■ **DESCRIPTION OF THE TASK**
Copy each line below exactly and leave the pictures out.

■ **STORED DATA**
_____
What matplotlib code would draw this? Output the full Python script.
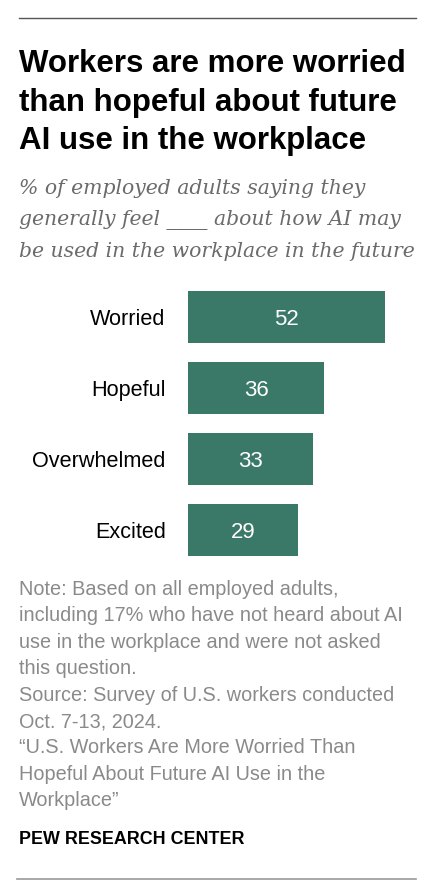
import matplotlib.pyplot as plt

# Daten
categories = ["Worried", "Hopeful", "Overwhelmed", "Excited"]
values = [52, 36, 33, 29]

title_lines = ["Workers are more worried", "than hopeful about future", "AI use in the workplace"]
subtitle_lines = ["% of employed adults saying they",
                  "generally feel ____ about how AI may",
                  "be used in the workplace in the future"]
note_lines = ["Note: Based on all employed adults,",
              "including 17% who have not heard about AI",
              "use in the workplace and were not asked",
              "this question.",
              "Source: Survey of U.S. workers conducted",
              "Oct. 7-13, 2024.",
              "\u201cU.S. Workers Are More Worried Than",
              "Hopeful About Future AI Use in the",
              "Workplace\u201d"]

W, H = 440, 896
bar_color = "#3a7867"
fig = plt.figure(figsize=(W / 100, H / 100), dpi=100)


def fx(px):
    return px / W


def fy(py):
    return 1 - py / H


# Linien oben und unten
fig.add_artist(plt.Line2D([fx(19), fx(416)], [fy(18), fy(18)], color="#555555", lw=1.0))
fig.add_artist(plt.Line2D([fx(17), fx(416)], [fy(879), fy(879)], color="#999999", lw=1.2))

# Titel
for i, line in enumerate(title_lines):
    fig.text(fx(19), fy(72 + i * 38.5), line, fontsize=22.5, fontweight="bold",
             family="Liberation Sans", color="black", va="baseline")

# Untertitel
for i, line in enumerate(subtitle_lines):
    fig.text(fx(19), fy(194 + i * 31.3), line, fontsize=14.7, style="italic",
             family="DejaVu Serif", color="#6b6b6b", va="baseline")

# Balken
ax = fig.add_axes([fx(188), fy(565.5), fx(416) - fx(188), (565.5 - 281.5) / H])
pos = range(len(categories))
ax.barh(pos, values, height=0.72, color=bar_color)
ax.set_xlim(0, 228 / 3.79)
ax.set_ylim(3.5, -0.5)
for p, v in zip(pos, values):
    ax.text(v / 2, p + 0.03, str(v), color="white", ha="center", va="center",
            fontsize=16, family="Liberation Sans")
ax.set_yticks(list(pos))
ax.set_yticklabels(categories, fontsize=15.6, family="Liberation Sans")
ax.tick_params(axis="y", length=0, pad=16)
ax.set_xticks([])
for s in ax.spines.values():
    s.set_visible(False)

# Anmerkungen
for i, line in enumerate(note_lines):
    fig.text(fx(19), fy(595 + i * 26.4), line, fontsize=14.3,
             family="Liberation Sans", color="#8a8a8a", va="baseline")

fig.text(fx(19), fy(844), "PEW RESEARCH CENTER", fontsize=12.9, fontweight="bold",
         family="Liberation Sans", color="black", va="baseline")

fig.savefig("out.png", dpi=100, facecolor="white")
_____
■ **EXERCISE OUTPUT**
What matplotlib code would draw this? Output the full Python script.
import matplotlib.pyplot as plt

# Daten
categories = ["Worried", "Hopeful", "Overwhelmed", "Excited"]
values = [52, 36, 33, 29]

title_lines = ["Workers are more worried", "than hopeful about future", "AI use in the workplace"]
subtitle_lines = ["% of employed adults saying they",
                  "generally feel ____ about how AI may",
                  "be used in the workplace in the future"]
note_lines = ["Note: Based on all employed adults,",
              "including 17% who have not heard about AI",
              "use in the workplace and were not asked",
              "this question.",
              "Source: Survey of U.S. workers conducted",
              "Oct. 7-13, 2024.",
              "\u201cU.S. Workers Are More Worried Than",
              "Hopeful About Future AI Use in the",
              "Workplace\u201d"]

W, H = 440, 896
bar_color = "#3a7867"
fig = plt.figure(figsize=(W / 100, H / 100), dpi=100)


def fx(px):
    return px / W


def fy(py):
    return 1 - py / H


# Linien oben und unten
fig.add_artist(plt.Line2D([fx(19), fx(416)], [fy(18), fy(18)], color="#555555", lw=1.0))
fig.add_artist(plt.Line2D([fx(17), fx(416)], [fy(879), fy(879)], color="#999999", lw=1.2))

# Titel
for i, line in enumerate(title_lines):
    fig.text(fx(19), fy(72 + i * 38.5), line, fontsize=22.5, fontweight="bold",
             family="Liberation Sans", color="black", va="baseline")

# Untertitel
for i, line in enumerate(subtitle_lines):
    fig.text(fx(19), fy(194 + i * 31.3), line, fontsize=14.7, style="italic",
             family="DejaVu Serif", color="#6b6b6b", va="baseline")

# Balken
ax = fig.add_axes([fx(188), fy(565.5), fx(416) - fx(188), (565.5 - 281.5) / H])
pos = range(len(categories))
ax.barh(pos, values, height=0.72, color=bar_color)
ax.set_xlim(0, 228 / 3.79)
ax.set_ylim(3.5, -0.5)
for p, v in zip(pos, values):
    ax.text(v / 2, p + 0.03, str(v), color="white", ha="center", va="center",
            fontsize=16, family="Liberation Sans")
ax.set_yticks(list(pos))
ax.set_yticklabels(categories, fontsize=15.6, family="Liberation Sans")
ax.tick_params(axis="y", length=0, pad=16)
ax.set_xticks([])
for s in ax.spines.values():
    s.set_visible(False)

# Anmerkungen
for i, line in enumerate(note_lines):
    fig.text(fx(19), fy(595 + i * 26.4), line, fontsize=14.3,
             family="Liberation Sans", color="#8a8a8a", va="baseline")

fig.text(fx(19), fy(844), "PEW RESEARCH CENTER", fontsize=12.9, fontweight="bold",
         family="Liberation Sans", color="black", va="baseline")

fig.savefig("out.png", dpi=100, facecolor="white")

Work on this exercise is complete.